Another recent blast from the past, Julia Sweeny, a former Saturday Night Live alum, creates a concert film and gives a funny stand-up routine on a simple sitting-room set in GOD SAID HA! Guided by lighting cues, she walks around the room recounting the mishaps, quirks and pitfalls of her life including divorce, cancer and death.
Julia begins her speech by stating that she is very much looking forward to living alone in a small, but cozy house. Yet, her brother contracts cancer and comes to live with her. Soon, her parents decide to move into her home as well to help take care of their son. Julia lands in the guest cottage. She vents her frustrations through hilarious mocking and mimicking her stodgy mother’s voice and mannerisms. She also tells a funny bit of her brother asking for the doctor’s credentials before they are allowed to examine him.
The house becomes even more crowded when she has to sleep on the pullout sofa, having to give up the guest cottage to a visiting boyfriend. This arrangement is due, and apparently in deference, to their parent’s presence and religious decorum. One day, Julia and her boyfriend come home in the afternoon to find themselves alone. Taking advantage of the freedom, they slip into the bedroom. The garbage man disturbs their lovemaking. The next day they are alone again and more of the same frolicking takes place, but this time she receives a telephone call from her father just to let her know that he and her mother will be home shortly.
Julia also talks about her sister, who lives in Tokyo and is married to a potato farmer named Yamamoto. (She calls him Yam, but he doesn’t have enough of a grasp of the English language to appreciate the pun.) Julia, a non-smoker, lights up a rebellious cigarette while driving home one day. The cigarette butt is blown onto the back seat of the car, which catches fire as she pulls up into her driveway. This mishap is blamed on a fictitious drive-by motorist because her parents deplore smoking.

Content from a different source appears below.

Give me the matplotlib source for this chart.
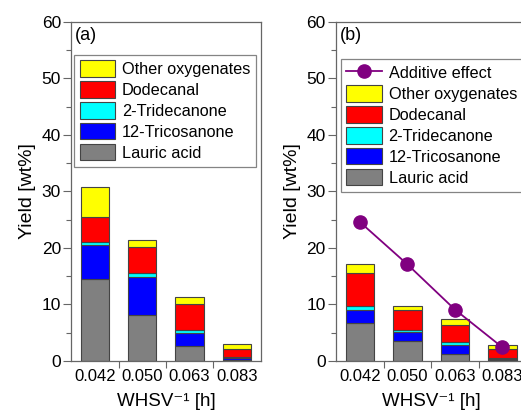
import numpy as np
import matplotlib
matplotlib.use("Agg")
import matplotlib.pyplot as plt

plt.rcParams["font.family"] = ["Liberation Sans", "DejaVu Sans"]

categories = ["0.042", "0.050", "0.063", "0.083"]
components = ["Lauric acid", "12-Tricosanone", "2-Tridecanone", "Dodecanal", "Other oxygenates"]
colors = ["#808080", "#0000ff", "#00ffff", "#ff0000", "#ffff00"]

# panel (a) segment heights, bottom to top
a_lauric = [14.5, 8.2, 2.65, 0.1]
a_tricosanone = [6.0, 6.7, 2.25, 0.5]
a_tridecanone = [0.5, 0.6, 0.6, 0.1]
a_dodecanal = [4.4, 4.7, 4.55, 1.5]
a_other = [5.4, 1.2, 1.35, 0.85]

# panel (b)
b_lauric = [6.75, 3.6, 1.2, 0.2]
b_tricosanone = [2.35, 1.5, 1.7, 0.2]
b_tridecanone = [0.7, 0.4, 0.4, 0.1]
b_dodecanal = [5.7, 3.6, 3.1, 1.6]
b_other = [1.7, 0.7, 0.95, 0.8]
additive = [24.6, 17.1, 9.1, 2.4]

fig = plt.figure(figsize=(5.21, 4.13), dpi=100)
ax_a = fig.add_axes([0.137, 0.126, 0.363, 0.821])
ax_b = fig.add_axes([0.645, 0.126, 0.365, 0.821])

x = np.arange(len(categories))
spine_col = "#666666"


def draw_panel(ax, series, tag):
    bottom = np.zeros(len(categories))
    handles = []
    for vals, name, col in zip(series, components, colors):
        h = ax.bar(x, vals, 0.6, bottom=bottom, color=col, edgecolor="#444444",
                   linewidth=0.8, label=name)
        handles.append(h)
        bottom += np.array(vals)
    ax.set_xlim(-0.5, 3.5)
    ax.set_ylim(0, 60)
    ax.set_yticks(np.arange(0, 61, 10))
    ax.set_yticks(np.arange(5, 60, 10), minor=True)
    ax.set_xticks(x)
    ax.set_xticklabels(categories, fontsize=12)
    ax.set_xticks([0.5, 1.5, 2.5], minor=True)
    ax.tick_params(axis="x", which="major", length=0, pad=6)
    ax.tick_params(axis="x", which="minor", length=5, width=0.8, color=spine_col)
    ax.tick_params(axis="y", which="major", length=6, width=0.8, color=spine_col, labelsize=12.5, pad=1.5)
    ax.tick_params(axis="y", which="minor", length=3.5, width=0.8, color=spine_col)
    for s in ax.spines.values():
        s.set_color(spine_col)
        s.set_linewidth(0.9)
    ax.set_ylabel("Yield [wt%]", fontsize=14, labelpad=4)
    ax.set_xlabel("WHSV\u207b\u00b9 [h]", fontsize=13.5, labelpad=6)
    ax.text(0.02, 0.985, tag, transform=ax.transAxes, fontsize=13, va="top", ha="left")
    return handles


legend_style = dict(loc="upper left", fontsize=11.7, frameon=True, fancybox=False,
                    edgecolor=spine_col, handlelength=2.2, handleheight=1.15,
                    handletextpad=0.4, labelspacing=0.27, borderpad=0.35, borderaxespad=0)

ha = draw_panel(ax_a, [a_lauric, a_tricosanone, a_tridecanone, a_dodecanal, a_other], "(a)")
leg_a = ax_a.legend(handles=ha[::-1], bbox_to_anchor=(0.013, 0.903), **legend_style)
leg_a.get_frame().set_linewidth(0.9)

hb = draw_panel(ax_b, [b_lauric, b_tricosanone, b_tridecanone, b_dodecanal, b_other], "(b)")
ln, = ax_b.plot(x, additive, color="#800080", marker="o", markersize=9.5, linewidth=1.3,
                label="Additive effect", zorder=5)
leg_b = ax_b.legend(handles=[ln] + hb[::-1], bbox_to_anchor=(0.024, 0.891), **legend_style)
leg_b.get_frame().set_linewidth(0.9)

fig.savefig("out.png", dpi=100)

Ironically, Julia herself contracts cancer and comments that Jesus only suffered one day on the cross. (Julia’s is a very rare form of cancer which generates great interest for the researching doctor who invites her out to discuss his fascination regarding her misfortune.) Julia eventually has a hysterectomy, but the doctor explains that they did not have to remove her ovaries.
Her mother is upset because an old teacher that Julia bumps into tells her that heaven is just an instant, a light at the end of a tunnel. After her brother dies, the parents move back to Spokane, where her mother still attends the Catholic Church. Her mother is successful at petitioning the priest to remove the sad looking Jesus from the cross and have him replaced with a Jesus who has a nice body and appears to have been working out.
Throughout the routine, triumph through humor, is offset by an underlying anger toward God for all this trouble. Julia’s religious barbs are not so much an indictment against suffering, or against God for allowing it, but a plea to God for understanding and comfort throughout it.
The personal struggle she encounters on this journey is enhanced by her solo on-stage, audience-interactive performance. She is able to induce a cadence of pathos and hilarity to extract a wide emotional response. A great deal of her routine is through mimicking and imitating the other players in this story, her family and friends. The audience experiences catharsis with Julia as she deals with her pain through humor.
Julia Sweeney is not a household name, and the casual moviegoer may find this movie too obscure and pointed for lasting worthwhile entertainment. SNL fans, Sweeney fans in particular, and those struggling with death and divorce may find this humor in the face of danger routine welcome, insightful and enjoyable.
Mild Christian worldview of expressing & dealing with grief through faith; a few profanities, but talk of extramarital sexual escapades; and, lying & gently mocking one's parents for laughs.